La Cina dall’inizio di quest’anno ha ridotto le tariffe doganali sui vini australiani al 5,6% con l’obiettivo di porle al 2,8% a fine anno e a zero a fine 2018. È la messa in pratica dell’accordo di libero scambio tra i due Paesi del 20 dicembre 2015 che prevede per il vino in particolare l’azzeramento in pochi anni dei dazi doganali dall’iniziale 14%. Rimangono comunque in vigore il 17% di Iva e il 10% di accisa. Si attende da questa riduzione un ulteriore slancio delle esportazioni di vino australiano che a fine 2016 ammontavano a circa un milione di hl, il triplo dell’Italia. Grazie ad altri similari accordi di libero scambio, già Cile e Nuova Zelanda godono dell’azzeramento dei dazi doganali mentre nel semestre prossimo i vini georgiani otterranno anche loro una riduzione. Per quanto riguarda l’Unione europea, attualmente i rapporti economici con la Cina sono regolati da un accordo commerciale e di cooperazione del 1985. Dal 2007 sono in corso dei negoziati per l’aggiornamento a un nuovo a un nuovo accordo che comprenderà non solo il commercio, ma anche altri ambiti come la protezione ambientale e l’istruzione.


Una superficie di 650.000 ettari, dei quali ben 480.000 iscritti a Docg, Doc e Igt, divisi tra più di 200.000 aziende vitivinicole. Sono le cifre che il vino italiano può attualmente vantare e che Coldiretti ha voluto ricordare in occasione del nuovo anno. La vendemmia 2016 ha raggiunto una produzione di circa 50 milioni di hl e di questi più di 20 prendono la via dell’export generando un fatturato di 5,5 miliardi di euro. Il vino, fa osservare Coldiretti, è pertanto la prima voce dell’export agroalimentare nazionale ottenendo successi non solo sui mercati emergenti ma anche in casa degli altri Paesi produttori: +5% in Francia e +1% in Spagna mentre fuori Europa +14% in Australia e +3% negli Stati Uniti.

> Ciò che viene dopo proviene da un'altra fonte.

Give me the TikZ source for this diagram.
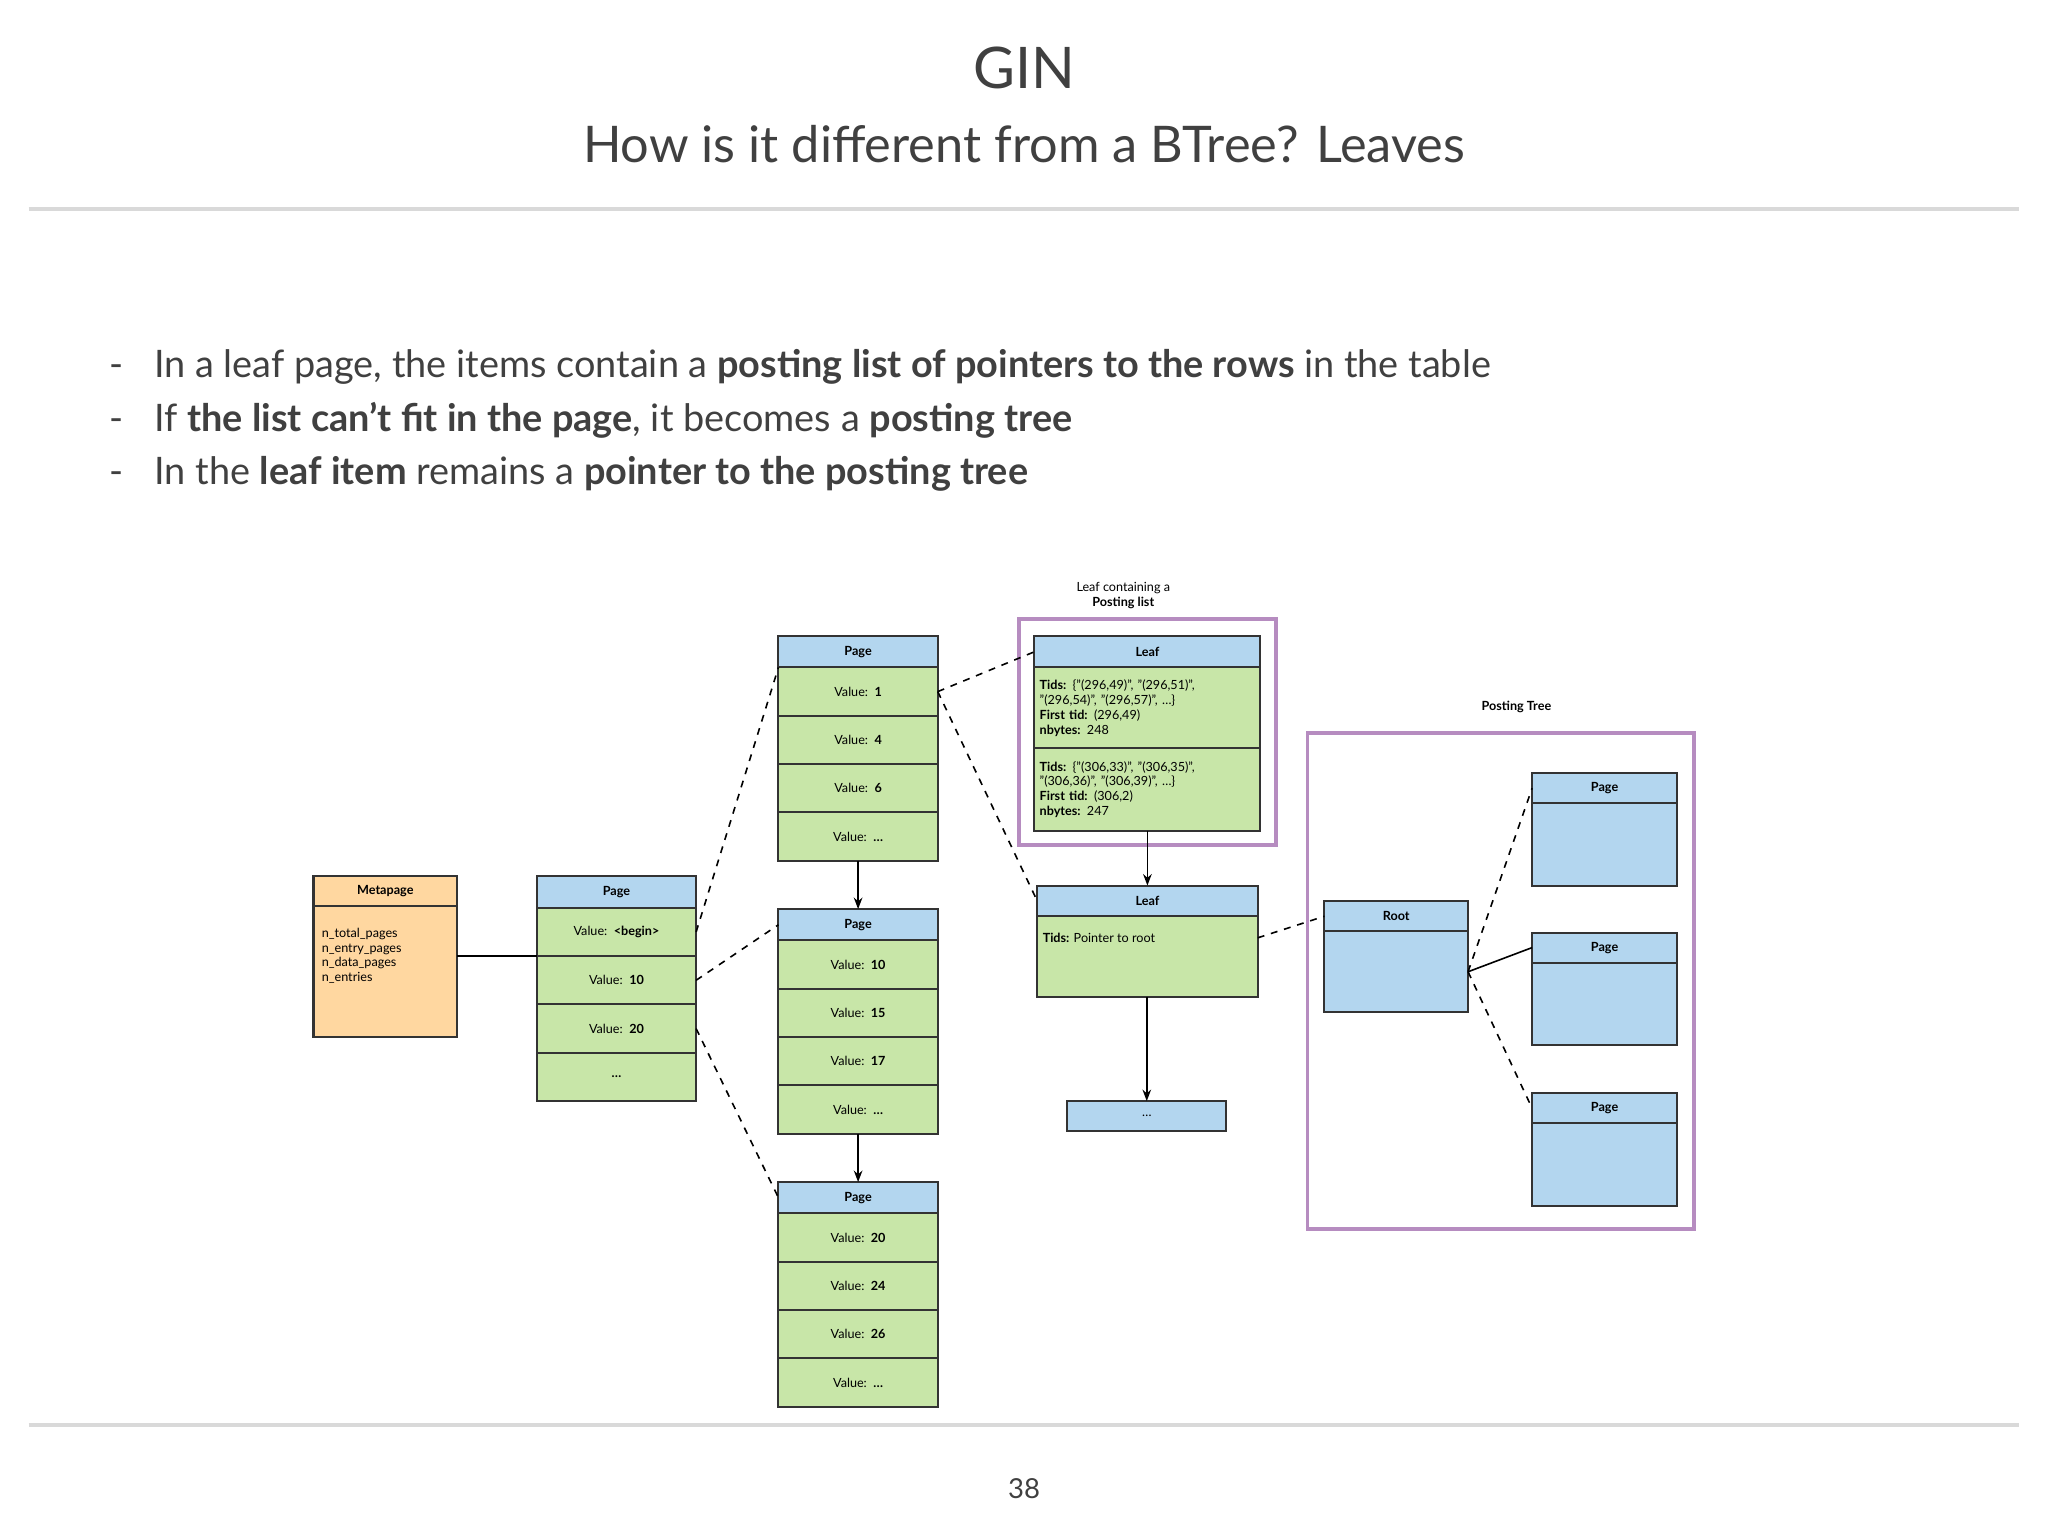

Il vino rappresenta un comparto economico che raggiunge 10 miliardi di euro di fatturato, composta da più di 200.000 aziende vitivinicole e che offre lavoro a 1,3 milioni di persone, impegnate in tutta la filiera, dal vigneto e dalla cantina alla distribuzione e alla vendita. Dietro una bottiglia di vino, ricorda Coldiretti, ci sono infatti ben diciotto settori produttivi diversi, dall’industria di trasformazione al commercio, dal vetro per bicchieri e bottiglie alla lavorazione del sughero per tappi, per non dimenticare l’importanza dei trasporti, accessori, enoturismo, cosmetica, bioenergia e molto altro.